Há música para ser esquecida

“Pai, o que são aqueles CDzões pretos guardados lá no armário?” perguntou há alguns anos o filho de um amigo meu, ao se deparar com a coleção de LPs do pai, com muita MPB, Rolling Stones e rock progressivo, que acumulava pó esquecida num canto qualquer. O garoto devia ter uns sete anos e nunca tinha visto um vinil na vida. Hoje, ele tem 13 anos, baixa músicas da internet e copia todas as faixas dos CDs ao seu alcance para dentro do computador e, de lá, direto para o limbo digital do iPod ou do celular. Duvido que ouça todas aquelas músicas. Parece-me mais um ato de colecionismo compulsivo adolescente, igual à febre das figurinhas da Copa do Mundo. Uma vez completado o álbum, ele é ostentado como troféu aos amigos boquiabertos, para então ser descartado e esquecido.

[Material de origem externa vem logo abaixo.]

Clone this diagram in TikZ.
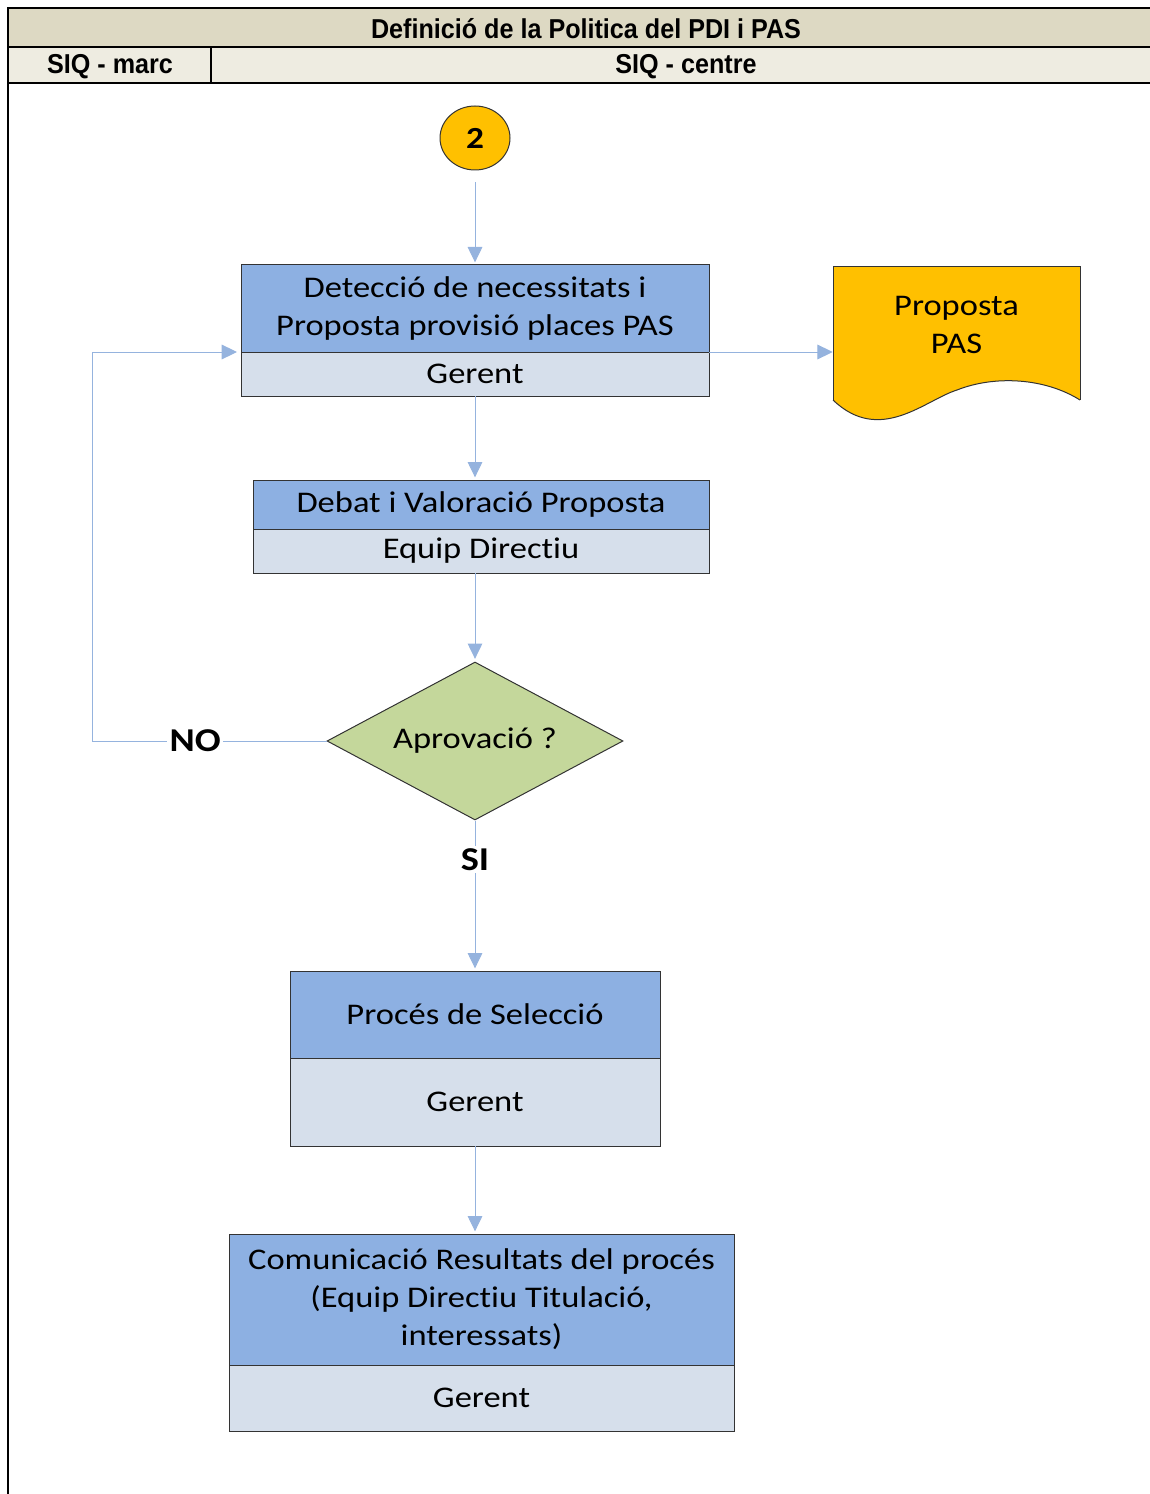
\documentclass[tikz,border=0pt]{standalone}
\usepackage{fontspec}
\setmainfont{Carlito}[FakeStretch=1.15,Ligatures={NoCommon,NoContextual},Contextuals=NoAlternate]
\newfontfamily\headfont{Liberation Sans}[FakeStretch=0.92]
\usetikzlibrary{arrows.meta,positioning,shapes.geometric}

\definecolor{hdrtan}{RGB}{221,217,195}
\definecolor{hdrlight}{RGB}{238,236,225}
\definecolor{taskblue}{RGB}{141,176,226}
\definecolor{roleblue}{RGB}{214,223,235}
\definecolor{docyellow}{RGB}{255,192,0}
\definecolor{decgreen}{RGB}{196,215,155}
\definecolor{flowblue}{RGB}{149,179,222}

\begin{document}
\begin{tikzpicture}[
  x=0.75pt,y=-0.75pt,
  >={Triangle[width=11pt,length=11.5pt]},
  font=\fontsize{22.5}{28.5}\selectfont,
  taskbox/.style={draw=black!80, line width=0.75pt, fill=taskblue, align=center, inner sep=0pt, outer sep=0pt},
  rolebox/.style={draw=black!80, line width=0.75pt, fill=roleblue, align=center, inner sep=0pt, outer sep=0pt},
  flow/.style={draw=flowblue, line width=0.75pt},
  answer/.style={fill=white, inner sep=2pt, font=\fontsize{25}{30}\selectfont\bfseries},
  hdrtext/.style={font=\headfont\bfseries\fontsize{20.5}{24}\selectfont},
]
\useasboundingbox (0,0) rectangle (1149,1494);

% --- header rows
\draw[line width=1.2pt, fill=hdrtan] (8,8) rectangle (1152,47);
\draw[line width=1.2pt, fill=hdrlight] (8,47) rectangle (1152,83);
\draw[line width=1pt] (211,47) -- (211,83);
\draw[line width=1.5pt] (8,8) -- (8,1494);
\node[hdrtext] (title) at (586,29) {Definició de la Politica del PDI i PAS};
\node[hdrtext] (marc) at (110,67) {SIQ - marc};
\node[hdrtext] (centre) at (686,67) {SIQ - centre};

% --- start connector
\node[ellipse, draw=black!80, line width=0.75pt, fill=docyellow, minimum width=52.5pt, minimum height=48pt, inner sep=0pt,
  font=\fontsize{23}{26}\selectfont\bfseries] (start) at (475,138) {2};

% --- tasks
\node[taskbox, minimum width=351pt, minimum height=65.25pt] (detec) at (475,308.5)
  {Detecció de necessitats i\\Proposta provisió places PAS};
\node[rolebox, minimum width=351pt, minimum height=33pt, below=0pt of detec] (detecrole) {Gerent};

\node[taskbox, minimum width=342pt, minimum height=36.75pt] (debat) at (481,504.5)
  {Debat i Valoració Proposta};
\node[rolebox, minimum width=342pt, minimum height=33pt, below=0pt of debat] (debatrole) {Equip Directiu};

\node[diamond, aspect=1.87, draw=black!80, line width=0.75pt, fill=decgreen, minimum width=222pt, minimum height=118.5pt,
  inner sep=0pt] (aprov) at (475,741) {Aprovació ?};

\node[taskbox, minimum width=277.5pt, minimum height=65.25pt] (proc) at (475,1014.5)
  {Procés de Selecció};
\node[rolebox, minimum width=277.5pt, minimum height=66pt, below=0pt of proc] (procrole) {Gerent};

\node[taskbox, minimum width=378.75pt, minimum height=98.25pt] (comun) at (481.5,1299.5)
  {Comunicació Resultats del procés\\(Equip Directiu Titulació,\\interessats)};
\node[rolebox, minimum width=378.75pt, minimum height=49.5pt, below=0pt of comun] (comunrole) {Gerent};

% --- output document
\fill[docyellow] (833,267) -- (1080,267) -- (1080,400)
  .. controls (1045,378) and (995,375) .. (957,390)
  .. controls (925,400) and (880,445) .. (833,400) -- cycle;
\draw[black!80, line width=0.75pt] (833,400) -- (833,267) -- (1080,267) -- (1080,400);
\draw[black!80, line width=0.75pt] (1080,400)
  .. controls (1045,378) and (995,375) .. (957,390)
  .. controls (925,400) and (880,445) .. (833,400);
\node[minimum width=185.25pt, inner sep=0pt, align=center] (doc) at (956.5,325) {Proposta\\PAS};

% --- connectors
\coordinate (loopcorner) at (92,741);
\draw[flow,->,shorten <=9pt,shorten >=2pt] (start) -- (detec);
\draw[flow,->] (detec.south east) -- (detec.south east -| doc.west);
\draw[flow,->,shorten >=2pt] (detecrole.south) -- (detecrole.south |- debat.north);
\draw[flow,->,shorten >=2pt] (aprov.north |- debatrole.south) -- (aprov.north);
\draw[flow,->] (aprov.west) -- node[answer, pos=0.56] {NO} (loopcorner) |- ([xshift=-3pt]detec.south west);
\draw[flow,->,shorten >=2pt] (aprov.south) -- node[answer, pos=0.26] {SI} (proc);
\draw[flow,->,shorten >=2pt] (procrole.south) -- (procrole.south |- comun.north);

\end{tikzpicture}
\end{document}
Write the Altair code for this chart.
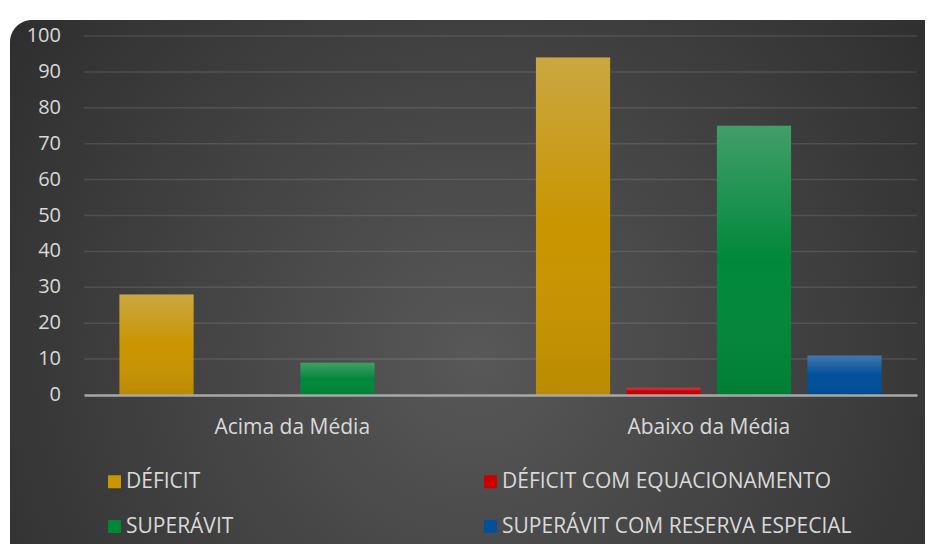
import altair as alt
import pandas as pd

categories = ["Acima da Média", "Abaixo da Média"]
series = ["DÉFICIT", "DÉFICIT COM EQUACIONAMENTO", "SUPERÁVIT", "SUPERÁVIT COM RESERVA ESPECIAL"]
values_acima = [28, 0, 9, 0]
values_abaixo = [94, 2, 75, 11]
series_colors = ["#c99500", "#c80000", "#00883a", "#00509a"]
y_ticks = [0, 10, 20, 30, 40, 50, 60, 70, 80, 90, 100]

rows = []
for cat, vals in zip(categories, [values_acima, values_abaixo]):
    for s, v in zip(series, vals):
        rows.append({"cat": cat, "serie": s, "valor": v})
df = pd.DataFrame(rows)
grid_df = pd.DataFrame({"valor": y_ticks[1:]})
tick_df = pd.DataFrame({"valor": y_ticks})

FONT = "Open Sans"
TXT = "#d9d9d9"
W, H = 833, 359

bg_gradient = {
    "gradient": "radial",
    "x1": 0.49, "y1": 0.56, "r1": 0,
    "x2": 0.49, "y2": 0.56, "r2": 0.72,
    "stops": [
        {"offset": 0, "color": "#585858"},
        {"offset": 1, "color": "#262626"},
    ],
}

background = alt.Chart(pd.DataFrame({"k": [0]})).mark_rect(
    fill=bg_gradient, cornerRadius=22
).encode(
    x=alt.value(-74), x2=alt.value(880), y=alt.value(-16), y2=alt.value(545)
)

y_scale = alt.Scale(domain=[0, 100], nice=False)
x_scale = alt.Scale(paddingInner=0.131, paddingOuter=0.0655)
off_scale = alt.Scale(domain=series, paddingInner=0.18, paddingOuter=0.09)

x_axis = alt.Axis(
    title=None, labelAngle=0, labelFont=FONT, labelFontSize=21, labelColor=TXT,
    labelPadding=21, ticks=False, domainColor="#a8a8a8", domainWidth=2.5,
    grid=False, zindex=1,
)

grid = alt.Chart(grid_df).mark_rule(color="#ffffff", opacity=0.11, strokeWidth=1.5).encode(
    y=alt.Y("valor:Q", scale=y_scale, axis=None),
    x=alt.value(0), x2=alt.value(W),
)

y_labels = alt.Chart(tick_df).mark_text(
    align="right", baseline="middle", font=FONT, fontSize=20, color=TXT, dx=-23
).encode(
    y=alt.Y("valor:Q", scale=y_scale, axis=None),
    x=alt.value(0),
    text=alt.Text("valor:Q"),
)

bars = alt.Chart(df).mark_bar().encode(
    x=alt.X("cat:N", sort=categories, scale=x_scale, axis=x_axis),
    xOffset=alt.XOffset("serie:N", sort=series, scale=off_scale),
    y=alt.Y("valor:Q", scale=y_scale, axis=None),
    color=alt.Color(
        "serie:N",
        sort=series,
        scale=alt.Scale(domain=series, range=series_colors),
        legend=alt.Legend(
            title=None, orient="none", legendX=20, legendY=435, columns=2,
            direction="horizontal",
            columnPadding=246, rowPadding=23, symbolType="square", symbolSize=169,
            symbolStrokeWidth=0, labelFont=FONT, labelFontSize=21, labelColor=TXT,
            labelOffset=1, labelLimit=500,
        ),
    ),
)

overlay_gradient = {
    "gradient": "linear",
    "x1": 0, "y1": 0, "x2": 0, "y2": 1,
    "stops": [
        {"offset": 0, "color": "rgba(205,205,205,0.32)"},
        {"offset": 0.5, "color": "rgba(205,205,205,0)"},
        {"offset": 1, "color": "rgba(0,0,0,0.08)"},
    ],
}

overlay = alt.Chart(df).mark_bar(fill=overlay_gradient).encode(
    x=alt.X("cat:N", sort=categories, scale=x_scale, axis=x_axis),
    xOffset=alt.XOffset("serie:N", sort=series, scale=off_scale),
    y=alt.Y("valor:Q", scale=y_scale, axis=None),
)

chart = alt.layer(background, grid, y_labels, bars, overlay).properties(
    width=W,
    height=H,
    padding={"left": 76, "top": 28, "right": 8, "bottom": 149},
    autosize=alt.AutoSizeParams(type="none"),
    background="white",
).configure_view(stroke=None)

chart.save("out.html", embed_options={"renderer": "svg", "actions": False})
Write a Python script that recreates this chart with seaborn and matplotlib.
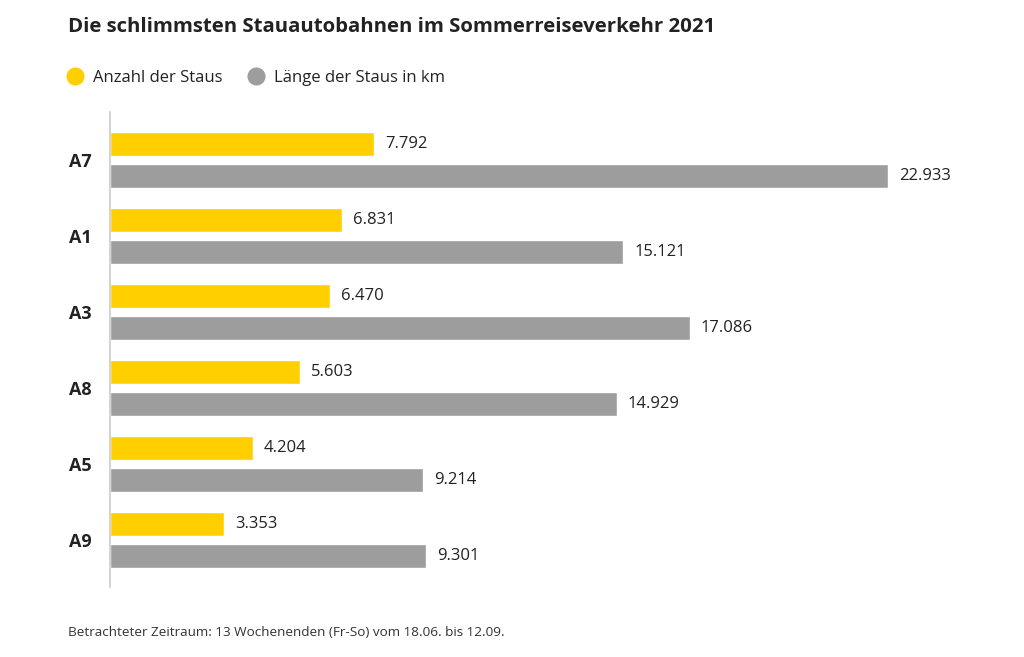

Tenho um amigo cinquentão que, volta e meia, vem me mostrar seu novo dispositivo de memória com capacidade expandida. “Peter, olha só esse pen drive que eu comprei,” disse em 2008. “Tenho 200 músicas gravadas aqui dentro!” Em 2009, ele chegou todo pimpão, os olhinhos brilhando. “Peter, olha só, agora são mil músicas! E posso até colocar o pen drive no som do carro, não é demais?” Eu olhava praqueles negócios e não via graça nenhuma. Qual sentido havia em ter mil músicas num pedacinho de plástico pra meter no computador? Onde estavam as fotos dos músicos? O que tinha sido feito do encarte com a lista de músicas, as informações sobre a gravação e (muitas vezes, mas nem sempre) um texto inteligente para colocar a música no seu devido contexto?

Agora, meu amigo se rendeu ao iPhone (e eu também), onde guarda 2 mil arquivos de áudio – sem contar os outros 8 mil no computador de casa. Eu não tenho nenhum arquivo de áudio. Mas tenho mais de 5 mil CDs que ocupam a maior parede da minha sala, cuidadosamente organizados alfabeticamente e por gênero, numa estante de 8,5 metros de comprimento por 1,80 metros de altura, completamente abarrotada. Dói perceber que nunca precisarei mandar fazer outra estante como aquela.

Sim, eu sei que nada daquilo é original, nenhum som, nada, naninha mesmo. Ainda assim, ao longo dos anos cada álbum foi incorporando histórias e memórias, manchas de mofo e de gordura, riscos e trincas em suas frágeis capinhas plásticas (quem as inventou deveria ser empalado vivo!). A música lá em casa é guardada com carinho, pois pertence a um mundo que se foi. As pessoas só irão sentir falta das horas e horas deliciosamente desperdiçadas fuçando centenas de discos numa loja quando este universo musical, um dos retratos do século XX, se tornar pretérito. As lojas de discos estão fechando e o fim dos CDs está muito próximo.

Daí a importância de contarmos com uma benção chamada Maria João Pires. Cada apresentação sua é imperdível. As três próximas acontecem no Festival Internacional de Inverno de Campos do Jordão. Nos dias 17 de julho e 18 de julho, em Campos do Jordão, ela solará obras de Beethoven e Strauss ao lado da Orquestra Sinfônica do Estado de São Paulo (Osesp).

Dez dias antes, em 9 de julho, o recital será na Sala São Paulo. Maria João Pires tocará Bach e Beethoven em dueto com outro virtuose, o nosso grande violoncelista Antonio Meneses. Tal conjunção de talentos tem potencial para produzir exatamente aquele tipo de música que se fazia no tempo de Wagner, Mahler e Nikish, quando a música era feita para guardar na memória.